What happens if I miss a race?
- You’ll be assigned the median log loss from other entrants for that race.
How many races can I miss?
- You can miss up to two full days of racing before you will no longer be eligible for a prize
What happens if a race is not run (abandoned) or is declared a no-race?
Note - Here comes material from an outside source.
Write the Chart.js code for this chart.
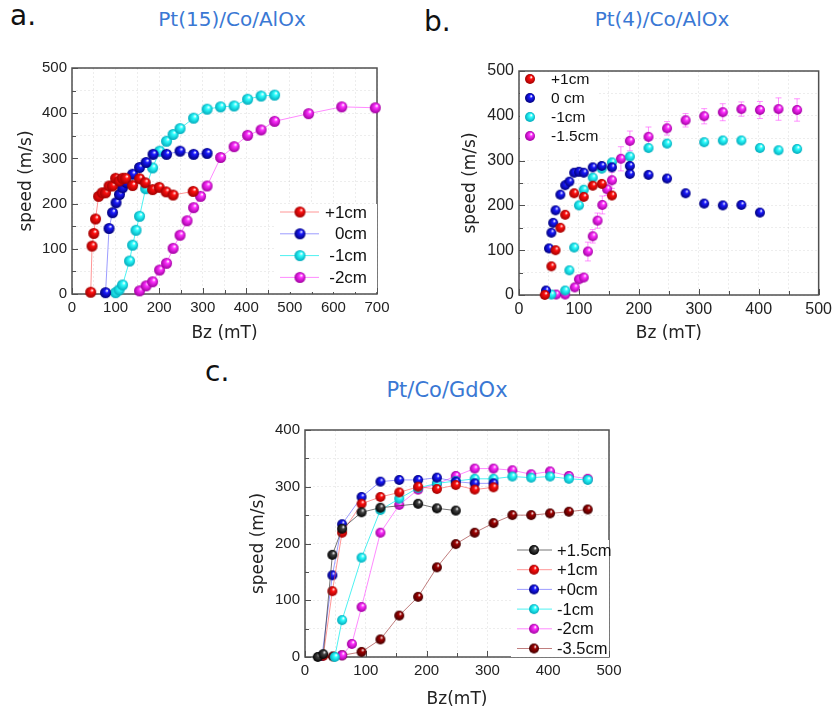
<!DOCTYPE html>
<html>
<head>
<meta charset="utf-8">
<script src="https://cdn.jsdelivr.net/npm/chart.js@4/dist/chart.umd.min.js"></script>
<style>
body{margin:0;width:837px;height:713px;background:#fff;position:relative;overflow:hidden;font-family:'DejaVu Sans',sans-serif}
canvas{position:absolute}
.lab{position:absolute;font-size:28px;line-height:1;color:#111}
.ttl{position:absolute;font-size:20px;line-height:1;color:#3a78d4;transform:translateX(-50%);white-space:nowrap}
</style>
</head>
<body>
<div class="lab" style="left:10px;top:2px">a.</div>
<div class="ttl" style="left:232px;top:9px">Pt(15)/Co/AlOx</div>
<div class="lab" style="left:424px;top:8px">b.</div>
<div class="ttl" style="left:662px;top:9px">Pt(4)/Co/AlOx</div>
<div class="lab" style="left:205px;top:358px">c.</div>
<div class="ttl" style="left:447px;top:380px;font-size:21px">Pt/Co/GdOx</div>

<canvas id="chartA" width="400" height="350" style="left:0;top:0"></canvas>
<canvas id="chartB" width="407" height="350" style="left:430px;top:0"></canvas>
<canvas id="chartC" width="437" height="363" style="left:200px;top:350px"></canvas>

<script>
// ---- panel a : Pt(15)/Co/AlOx ----
const aLabels = ['+1cm', '0cm', '-1cm', '-2cm'];
const aX_p1 = [43,46,50,54,61,69,77,85,93,100,108,116,123,139,155,168,185,200,216,232,278];
const aY_p1 = [4,106,134,166,216,224,224,239,239,256,250,256,256,240,255,246,231,236,226,219,227];
const aX_0 = [77,85,93,101,109,116,124,139,155,170,186,217,248,279,310];
const aY_0 = [3,145,180,202,220,235,246,265,280,291,309,309,316,309,311];
const aX_m1 = [100,108,116,132,139,147,155,169,185,201,217,232,248,279,310,341,372,403,434,465];
const aY_m1 = [3,9,20,73,108,141,172,233,279,316,338,353,366,389,409,414,416,431,438,440];
const aX_m2 = [155,170,185,201,217,232,248,264,279,295,310,341,372,403,434,465,543,619,696];
const aY_m2 = [7,18,27,53,68,101,130,162,191,216,239,302,326,351,363,382,399,414,412];

// ---- panel b : Pt(4)/Co/AlOx ----
const bLabels = ['+1cm', '0 cm', '-1cm', '-1.5cm'];
const bX_p1 = [43,54,61,69,77,92,108,123,138,155];
const bY_p1 = [0,64,100,150,179,227,219,244,248,222];
const bX_0 = [45,50,54,57,61,69,77,84,92,100,108,123,138,155,185,185,216,247,278,309,340,371,402];
const bY_0 = [10,104,139,161,189,224,245,253,273,275,273,285,288,285,288,270,268,260,227,204,200,201,184];
const bX_m1 = [54,77,84,92,100,108,123,138,155,185,216,247,309,340,371,402,433,464];
const bY_m1 = [1,10,55,106,200,235,262,282,296,309,328,338,341,345,345,328,323,326];
const bX_m15 = [62,77,93,100,108,115,123,131,139,147,155,170,185,216,247,278,309,340,371,402,433,464];
const bY_m15 = [1,1,17,35,39,97,131,166,201,236,256,304,344,353,372,390,399,408,415,413,415,413];
const bErr_m15 = [0,0,0,0,0,21,15,17,20,14,18,27,22,22,15,15,17,19,16,19,25,25];

// ---- panel c : Pt/Co/GdOx ----
const cLabels = ['+1.5cm', '+1cm', '+0cm', '-1cm', '-2cm', '-3.5cm'];
const cX_p15 = [21,30,45,61,93,124,186,217,248];
const cY_p15 = [0,5,180,226,255,263,270,262,258];
const cX_p1 = [30,45,61,93,124,155,186,217,248,279,310];
const cY_p1 = [2,116,219,270,282,290,300,296,303,295,299];
const cX_0 = [28,45,61,93,124,155,186,217,248,279,310];
const cY_0 = [2,144,234,282,309,312,312,316,309,306,306];
const cX_m1 = [49,61,93,124,155,186,217,248,279,310,341,372,403,434,465];
const cY_m1 = [0,65,175,259,279,298,306,310,314,314,318,316,318,314,312];
const cX_m2 = [61,77,93,124,155,186,217,248,279,310,341,372,403,434,465];
const cY_m2 = [3,23,88,219,268,295,305,319,332,332,329,322,327,319,314];
const cX_m35 = [46,61,93,124,155,186,217,248,279,310,341,372,403,434,465];
const cY_m35 = [1,3,9,31,73,106,158,199,219,236,250,250,253,256,260];

// shaded ball markers
function ball(c1, c2, r) {
  const s = 2 * r + 2;
  const cv = document.createElement('canvas');
  cv.width = cv.height = s;
  const g = cv.getContext('2d');
  const m = s / 2;
  const gr = g.createRadialGradient(m + r * 0.3, m - r * 0.4, r * 0.05, m, m, r);
  gr.addColorStop(0, '#ffffff');
  gr.addColorStop(0.3, c1);
  gr.addColorStop(1, c2);
  g.fillStyle = gr;
  g.beginPath();
  g.arc(m, m, r, 0, Math.PI * 2);
  g.fill();
  return cv;
}

const cols = {
  red: ['#ff1010', '#a00000', 'rgba(255,80,80,0.6)'],
  blue: ['#1a1aff', '#00007a', 'rgba(90,90,255,0.6)'],
  cyan: ['#30ffff', '#00aabb', 'rgba(0,235,235,0.7)'],
  mag: ['#ff30ff', '#a000a0', 'rgba(255,60,255,0.6)'],
  black: ['#444444', '#000000', 'rgba(60,60,60,0.7)'],
  dred: ['#a00000', '#400000', 'rgba(150,40,40,0.6)']
};

function ds(label, xs, ys, col, r, showLine, err) {
  return {
    label: label,
    data: xs.map((x, i) => ({x: x, y: ys[i]})),
    pointStyle: ball(cols[col][0], cols[col][1], r),
    pointRadius: r,
    borderColor: cols[col][2],
    backgroundColor: cols[col][0],
    borderWidth: 1,
    showLine: showLine,
    clip: false,
    errorBars: err
  };
}

// frame + inward tick marks
const framePlugin = {
  id: 'frame',
  beforeDatasetsDraw(chart) {
    const {ctx, chartArea: a, scales} = chart;
    ctx.save();
    ctx.strokeStyle = '#505050';
    ctx.lineWidth = 1.5;
    ctx.strokeRect(a.left, a.top, a.right - a.left, a.bottom - a.top);
    ctx.lineWidth = 1;
    ctx.beginPath();
    scales.x.ticks.forEach(t => {
      const px = Math.round(scales.x.getPixelForValue(t.value)) + 0.5;
      const len = t.value % 100 === 0 ? 6 : 4;
      ctx.moveTo(px, a.bottom);
      ctx.lineTo(px, a.bottom - len);
    });
    scales.y.ticks.forEach(t => {
      const py = Math.round(scales.y.getPixelForValue(t.value)) + 0.5;
      const len = t.value % 100 === 0 ? 6 : 4;
      ctx.moveTo(a.left, py);
      ctx.lineTo(a.left + len, py);
    });
    ctx.stroke();
    ctx.restore();
  }
};

const errPlugin = {
  id: 'errbars',
  beforeDatasetsDraw(chart) {
    const {ctx, scales} = chart;
    chart.data.datasets.forEach(d => {
      if (!d.errorBars) return;
      ctx.save();
      ctx.strokeStyle = 'rgba(255,60,255,0.55)';
      ctx.lineWidth = 1;
      ctx.beginPath();
      d.data.forEach((p, i) => {
        const e = d.errorBars[i];
        if (!e) return;
        const px = scales.x.getPixelForValue(p.x);
        const y1 = scales.y.getPixelForValue(p.y + e);
        const y2 = scales.y.getPixelForValue(p.y - e);
        ctx.moveTo(px, y1); ctx.lineTo(px, y2);
        ctx.moveTo(px - 3, y1); ctx.lineTo(px + 3, y1);
        ctx.moveTo(px - 3, y2); ctx.lineTo(px + 3, y2);
      });
      ctx.stroke();
      ctx.restore();
    });
  }
};

// legend drawn inside plot: offsets relative to chart area
function legendPlugin(o) {
  return {
    id: 'ballLegend',
    afterDatasetsDraw(chart) {
      const {ctx, chartArea: a} = chart;
      ctx.save();
      ctx.fillStyle = '#fff';
      ctx.fillRect(a.left + o.box[0], a.top + o.box[1], o.box[2], o.box[3]);
      ctx.font = o.font + 'px "Liberation Sans", Arial, sans-serif';
      ctx.textBaseline = 'middle';
      ctx.textAlign = o.align;
      chart.data.datasets.forEach((d, i) => {
        const y = a.top + o.y0 + i * o.dy;
        if (o.line) {
          ctx.strokeStyle = d.borderColor;
          ctx.lineWidth = 1;
          ctx.beginPath();
          ctx.moveTo(a.left + o.l1, y);
          ctx.lineTo(a.left + o.l2, y);
          ctx.stroke();
        }
        const img = d.pointStyle;
        ctx.drawImage(img, a.left + o.bx - img.width / 2, y - img.height / 2);
        ctx.fillStyle = '#111';
        ctx.fillText(d.label, a.left + o.tx, y + 1);
      });
      ctx.restore();
    }
  };
}

function panel(id, c) {
  const tickFont = {family: '"Liberation Sans", Arial, sans-serif', size: c.tf};
  const titleFont = {family: '"DejaVu Sans", sans-serif', size: 17};
  return new Chart(document.getElementById(id), {
    type: 'scatter',
    data: {datasets: c.datasets},
    options: {
      responsive: false,
      animation: false,
      devicePixelRatio: 1,
      layout: {padding: {left: 0, top: c.top, right: c.right, bottom: 0}},
      plugins: {legend: {display: false}, tooltip: {enabled: false}},
      scales: {
        x: {
          type: 'linear', min: 0, max: c.xmax,
          afterFit: s => { s.height = c.xh; },
          ticks: {stepSize: 50, autoSkip: false, maxRotation: 0, padding: 5, font: tickFont, color: '#222',
                  callback: v => (v % 100 === 0 ? v : '')},
          grid: {color: 'rgba(0,0,0,0.07)', drawTicks: false},
          border: {display: false, dash: [2, 2]},
          title: {display: true, text: c.xt, font: titleFont, color: '#222', padding: {top: 0, bottom: c.xtp}}
        },
        y: {
          type: 'linear', min: 0, max: c.ymax,
          afterFit: s => { s.width = c.yw; },
          ticks: {stepSize: 50, autoSkip: false, padding: 5, font: tickFont, color: '#222',
                  callback: v => (v % 100 === 0 ? v : '')},
          grid: {color: 'rgba(0,0,0,0.07)', drawTicks: false},
          border: {display: false, dash: [2, 2]},
          title: {display: true, text: 'speed (m/s)', font: titleFont, color: '#222', padding: {top: c.ytp, bottom: 0}}
        }
      }
    },
    plugins: [framePlugin, errPlugin, legendPlugin(c.legend)]
  });
}

panel('chartA', {
  top: 68, right: 23, yw: 72, xh: 56, xmax: 700, ymax: 500, tf: 15,
  xt: 'Bz (mT)', xtp: 6, ytp: 16,
  datasets: [
    ds(aLabels[0], aX_p1, aY_p1, 'red', 5.5, true),
    ds(aLabels[1], aX_0, aY_0, 'blue', 5.5, true),
    ds(aLabels[2], aX_m1, aY_m1, 'cyan', 5.5, true),
    ds(aLabels[3], aX_m2, aY_m2, 'mag', 5.5, true)
  ],
  legend: {box: [202, 136, 103, 88], y0: 144, dy: 21.8, line: true, l1: 208, l2: 247, bx: 228, tx: 295, align: 'right', font: 17}
});

panel('chartB', {
  top: 71, right: 13, yw: 89, xh: 55, xmax: 500, ymax: 500, tf: 16,
  xt: 'Bz (mT)', xtp: 6, ytp: 30,
  datasets: [
    ds(bLabels[0], bX_p1, bY_p1, 'red', 5, false),
    ds(bLabels[1], bX_0, bY_0, 'blue', 5, false),
    ds(bLabels[2], bX_m1, bY_m1, 'cyan', 5, false),
    ds(bLabels[3], bX_m15, bY_m15, 'mag', 5, false, bErr_m15)
  ],
  legend: {box: [1, 1, 78, 80], y0: 8, dy: 19, line: false, bx: 11, tx: 32, align: 'left', font: 15.5}
});

panel('chartC', {
  top: 80, right: 28, yw: 105, xh: 56, xmax: 500, ymax: 400, tf: 15,
  xt: 'Bz(mT)', xtp: 3, ytp: 48,
  datasets: [
    ds(cLabels[0], cX_p15, cY_p15, 'black', 5, true),
    ds(cLabels[1], cX_p1, cY_p1, 'red', 5, true),
    ds(cLabels[2], cX_0, cY_0, 'blue', 5, true),
    ds(cLabels[3], cX_m1, cY_m1, 'cyan', 5, true),
    ds(cLabels[4], cX_m2, cY_m2, 'mag', 5, true),
    ds(cLabels[5], cX_m35, cY_m35, 'dred', 5, true)
  ],
  legend: {box: [206, 110, 98, 117], y0: 120, dy: 19.7, line: true, l1: 212, l2: 247, bx: 229, tx: 252, align: 'left', font: 16.5}
});
</script>
</body>
</html>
- That race will be excluded from scoring
What happens if there is a scratching?
- The runner will be removed and the remaining prices will be normalised so that the overround sums to 1
What happens if there is a deadheat?
- The result will be recorded as 1 divided by the number of winners
Disclaimer
Note that whilst models and automated strategies are fun and rewarding to create, we can't promise that your model or betting strategy will be profitable, and we make no representations in relation to the code shared or information on this page. If you're using this code or implementing your own strategies, you do so entirely at your own risk and you are responsible for any winnings/losses incurred. Under no circumstances will Betfair be liable for any loss or damage you suffer.